I am currently pregnant. I have had 3 of my patients ask to be invited to my baby shower and 2 of them have also made it very clear that they expect me to bring the baby BY THEIR HOUSE after she is born. I have one patient who BOUGHT me a GIFT for my baby. So I have made up an excuse that my baby shower is very far out of town....but I couldn’t do anything about the whole gift giving issue and the idea that I am going to bring my kid to WORK except to kindly as I could disappoint these people. Now they are upset because they “thought I was their friend.”

So tell me; what should I have said when my patients started asking me about my growing belly? “It looks like you got a little something going on dear?” “Oh Mrs. Sonso, yes I am pregnant, how are your blood sugars?” “They’re fine. I forgot to take them this morning. When are you due?” “Mrs. Sonso we discussed you were going to set an alarm so you would remember?” “Oh I forgot. Are you going to find out the sex?.” And on and on and on. And my pregnancy is just an obvious example of how INVASIVE patients are about our lives, about how emotionally needy people are. But there is some sort of consensus that there is a way to avoid these conflicts and it is SOLELY up to the nurse to do so? Not buying it. 

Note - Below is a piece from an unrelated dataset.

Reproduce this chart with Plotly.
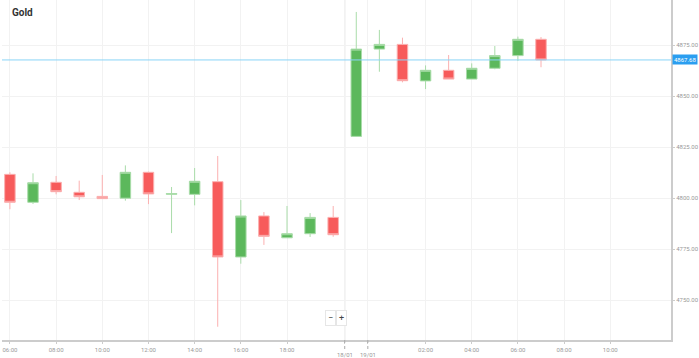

Look, the patient can have a less trusting, less genuine, more professional connection with their medical clinicians and thus have little to no disappointing conversation OR the patient can have a relationship with their medical clinicians but that will mean communication issues will arise and that PATIENTS will have to bear SOME responsibility for an occasional miscommunication or “bad experience”. 
The patients who wanted me to bring my baby to their house, who wanted to be invited to my baby shower, who bought me gifts, had a “bad” experience because THEY expected more out of our relationship than professional contact. That isn’t on me. I can only avoid sharing so much with repeated bombardment without seeming rude or cold. 
 

Now if you watch politicians you can see demonstration after demonstration of how to communicate professionally and answer questions with an evasive non answer....but how many people do you know who trust a politician?
 

Nursing is a damned if you do, damned if you don’t situation. 

 

 

 

Home care makes maintaining barriers much tougher than inpatient where you have them for a shift or two rather than seeing them weekly for months. If one of my home infusion clients tries to get too involved in my personal life I usually use some variation of the following line. My company has a very strict policy on my behavior with clients such as we cannot exchange contact information, and we can't engage in social interaction unrelated to the care I'm here to provide. Now you know I enjoy being your nurse Mrs. XYZ so I can't do anything that would jepordize that. That line handles 75% of my clients, for the remaining 25% that are especially persistent, I add on the tale of woe, of my good friend "Susan" who did not take this policy seriously and was let go.